→ WHAT YOU ARE ASKED TO DO: Print the listing that follows, character for character.

— START OF INFORMATION PROVIDED —

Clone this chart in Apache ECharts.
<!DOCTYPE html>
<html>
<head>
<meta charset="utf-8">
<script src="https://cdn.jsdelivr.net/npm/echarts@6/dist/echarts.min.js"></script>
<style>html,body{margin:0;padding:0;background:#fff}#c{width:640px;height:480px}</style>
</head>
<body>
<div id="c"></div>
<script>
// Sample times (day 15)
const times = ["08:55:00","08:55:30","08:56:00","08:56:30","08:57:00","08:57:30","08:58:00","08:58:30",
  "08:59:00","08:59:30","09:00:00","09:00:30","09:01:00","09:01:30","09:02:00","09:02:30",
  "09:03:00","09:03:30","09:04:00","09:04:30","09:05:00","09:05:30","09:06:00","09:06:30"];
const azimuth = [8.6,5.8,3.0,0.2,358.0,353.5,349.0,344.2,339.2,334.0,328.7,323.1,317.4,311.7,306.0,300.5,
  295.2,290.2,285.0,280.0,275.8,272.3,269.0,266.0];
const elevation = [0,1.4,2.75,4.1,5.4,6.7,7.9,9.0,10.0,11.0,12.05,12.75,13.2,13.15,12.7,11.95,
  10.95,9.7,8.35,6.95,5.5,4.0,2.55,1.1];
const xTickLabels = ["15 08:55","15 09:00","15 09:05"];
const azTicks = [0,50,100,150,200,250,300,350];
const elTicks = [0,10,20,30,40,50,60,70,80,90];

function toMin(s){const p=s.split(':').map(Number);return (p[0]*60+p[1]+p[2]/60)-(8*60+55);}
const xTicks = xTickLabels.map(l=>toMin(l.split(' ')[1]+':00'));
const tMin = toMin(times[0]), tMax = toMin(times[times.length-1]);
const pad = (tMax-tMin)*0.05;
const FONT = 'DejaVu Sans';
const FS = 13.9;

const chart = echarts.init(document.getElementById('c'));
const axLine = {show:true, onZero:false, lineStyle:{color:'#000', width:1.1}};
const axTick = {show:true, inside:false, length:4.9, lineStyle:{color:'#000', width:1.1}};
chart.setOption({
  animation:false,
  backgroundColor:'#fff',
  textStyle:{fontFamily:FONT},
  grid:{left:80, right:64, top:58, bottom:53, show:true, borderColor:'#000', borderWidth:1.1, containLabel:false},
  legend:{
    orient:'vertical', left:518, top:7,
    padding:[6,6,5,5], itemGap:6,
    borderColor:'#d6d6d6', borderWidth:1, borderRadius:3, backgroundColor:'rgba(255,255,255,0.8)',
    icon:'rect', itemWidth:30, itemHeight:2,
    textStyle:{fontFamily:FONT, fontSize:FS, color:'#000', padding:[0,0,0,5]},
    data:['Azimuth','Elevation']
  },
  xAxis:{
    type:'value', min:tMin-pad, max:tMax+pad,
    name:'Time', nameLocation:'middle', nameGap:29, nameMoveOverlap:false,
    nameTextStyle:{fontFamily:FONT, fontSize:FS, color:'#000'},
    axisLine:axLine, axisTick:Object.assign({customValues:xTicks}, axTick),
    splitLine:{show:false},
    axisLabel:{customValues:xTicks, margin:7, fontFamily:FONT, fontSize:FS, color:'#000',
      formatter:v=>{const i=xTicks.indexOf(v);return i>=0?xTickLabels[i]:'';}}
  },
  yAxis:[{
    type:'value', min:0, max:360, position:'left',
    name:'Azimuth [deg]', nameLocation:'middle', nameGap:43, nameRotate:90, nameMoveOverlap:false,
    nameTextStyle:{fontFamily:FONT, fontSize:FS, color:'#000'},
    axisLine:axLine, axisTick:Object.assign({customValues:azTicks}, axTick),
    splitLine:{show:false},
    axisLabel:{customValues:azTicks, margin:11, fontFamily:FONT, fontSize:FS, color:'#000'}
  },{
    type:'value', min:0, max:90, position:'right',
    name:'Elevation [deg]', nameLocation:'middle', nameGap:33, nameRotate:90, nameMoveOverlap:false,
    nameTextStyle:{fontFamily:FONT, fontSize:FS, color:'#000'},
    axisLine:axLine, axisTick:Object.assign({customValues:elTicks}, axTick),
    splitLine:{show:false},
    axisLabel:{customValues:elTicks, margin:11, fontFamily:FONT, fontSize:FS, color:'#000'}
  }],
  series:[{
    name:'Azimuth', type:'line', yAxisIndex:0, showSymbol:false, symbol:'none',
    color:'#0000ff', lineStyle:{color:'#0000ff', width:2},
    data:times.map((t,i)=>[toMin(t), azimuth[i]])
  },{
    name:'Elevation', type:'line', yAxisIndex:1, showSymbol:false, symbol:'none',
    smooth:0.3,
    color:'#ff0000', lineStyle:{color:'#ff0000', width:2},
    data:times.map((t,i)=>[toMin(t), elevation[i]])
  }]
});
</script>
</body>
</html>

— END OF INFORMATION PROVIDED —

→ TASK RESULT:
Clone this chart in Apache ECharts.
<!DOCTYPE html>
<html>
<head>
<meta charset="utf-8">
<script src="https://cdn.jsdelivr.net/npm/echarts@6/dist/echarts.min.js"></script>
<style>html,body{margin:0;padding:0;background:#fff}#c{width:640px;height:480px}</style>
</head>
<body>
<div id="c"></div>
<script>
// Sample times (day 15)
const times = ["08:55:00","08:55:30","08:56:00","08:56:30","08:57:00","08:57:30","08:58:00","08:58:30",
  "08:59:00","08:59:30","09:00:00","09:00:30","09:01:00","09:01:30","09:02:00","09:02:30",
  "09:03:00","09:03:30","09:04:00","09:04:30","09:05:00","09:05:30","09:06:00","09:06:30"];
const azimuth = [8.6,5.8,3.0,0.2,358.0,353.5,349.0,344.2,339.2,334.0,328.7,323.1,317.4,311.7,306.0,300.5,
  295.2,290.2,285.0,280.0,275.8,272.3,269.0,266.0];
const elevation = [0,1.4,2.75,4.1,5.4,6.7,7.9,9.0,10.0,11.0,12.05,12.75,13.2,13.15,12.7,11.95,
  10.95,9.7,8.35,6.95,5.5,4.0,2.55,1.1];
const xTickLabels = ["15 08:55","15 09:00","15 09:05"];
const azTicks = [0,50,100,150,200,250,300,350];
const elTicks = [0,10,20,30,40,50,60,70,80,90];

function toMin(s){const p=s.split(':').map(Number);return (p[0]*60+p[1]+p[2]/60)-(8*60+55);}
const xTicks = xTickLabels.map(l=>toMin(l.split(' ')[1]+':00'));
const tMin = toMin(times[0]), tMax = toMin(times[times.length-1]);
const pad = (tMax-tMin)*0.05;
const FONT = 'DejaVu Sans';
const FS = 13.9;

const chart = echarts.init(document.getElementById('c'));
const axLine = {show:true, onZero:false, lineStyle:{color:'#000', width:1.1}};
const axTick = {show:true, inside:false, length:4.9, lineStyle:{color:'#000', width:1.1}};
chart.setOption({
  animation:false,
  backgroundColor:'#fff',
  textStyle:{fontFamily:FONT},
  grid:{left:80, right:64, top:58, bottom:53, show:true, borderColor:'#000', borderWidth:1.1, containLabel:false},
  legend:{
    orient:'vertical', left:518, top:7,
    padding:[6,6,5,5], itemGap:6,
    borderColor:'#d6d6d6', borderWidth:1, borderRadius:3, backgroundColor:'rgba(255,255,255,0.8)',
    icon:'rect', itemWidth:30, itemHeight:2,
    textStyle:{fontFamily:FONT, fontSize:FS, color:'#000', padding:[0,0,0,5]},
    data:['Azimuth','Elevation']
  },
  xAxis:{
    type:'value', min:tMin-pad, max:tMax+pad,
    name:'Time', nameLocation:'middle', nameGap:29, nameMoveOverlap:false,
    nameTextStyle:{fontFamily:FONT, fontSize:FS, color:'#000'},
    axisLine:axLine, axisTick:Object.assign({customValues:xTicks}, axTick),
    splitLine:{show:false},
    axisLabel:{customValues:xTicks, margin:7, fontFamily:FONT, fontSize:FS, color:'#000',
      formatter:v=>{const i=xTicks.indexOf(v);return i>=0?xTickLabels[i]:'';}}
  },
  yAxis:[{
    type:'value', min:0, max:360, position:'left',
    name:'Azimuth [deg]', nameLocation:'middle', nameGap:43, nameRotate:90, nameMoveOverlap:false,
    nameTextStyle:{fontFamily:FONT, fontSize:FS, color:'#000'},
    axisLine:axLine, axisTick:Object.assign({customValues:azTicks}, axTick),
    splitLine:{show:false},
    axisLabel:{customValues:azTicks, margin:11, fontFamily:FONT, fontSize:FS, color:'#000'}
  },{
    type:'value', min:0, max:90, position:'right',
    name:'Elevation [deg]', nameLocation:'middle', nameGap:33, nameRotate:90, nameMoveOverlap:false,
    nameTextStyle:{fontFamily:FONT, fontSize:FS, color:'#000'},
    axisLine:axLine, axisTick:Object.assign({customValues:elTicks}, axTick),
    splitLine:{show:false},
    axisLabel:{customValues:elTicks, margin:11, fontFamily:FONT, fontSize:FS, color:'#000'}
  }],
  series:[{
    name:'Azimuth', type:'line', yAxisIndex:0, showSymbol:false, symbol:'none',
    color:'#0000ff', lineStyle:{color:'#0000ff', width:2},
    data:times.map((t,i)=>[toMin(t), azimuth[i]])
  },{
    name:'Elevation', type:'line', yAxisIndex:1, showSymbol:false, symbol:'none',
    smooth:0.3,
    color:'#ff0000', lineStyle:{color:'#ff0000', width:2},
    data:times.map((t,i)=>[toMin(t), elevation[i]])
  }]
});
</script>
</body>
</html>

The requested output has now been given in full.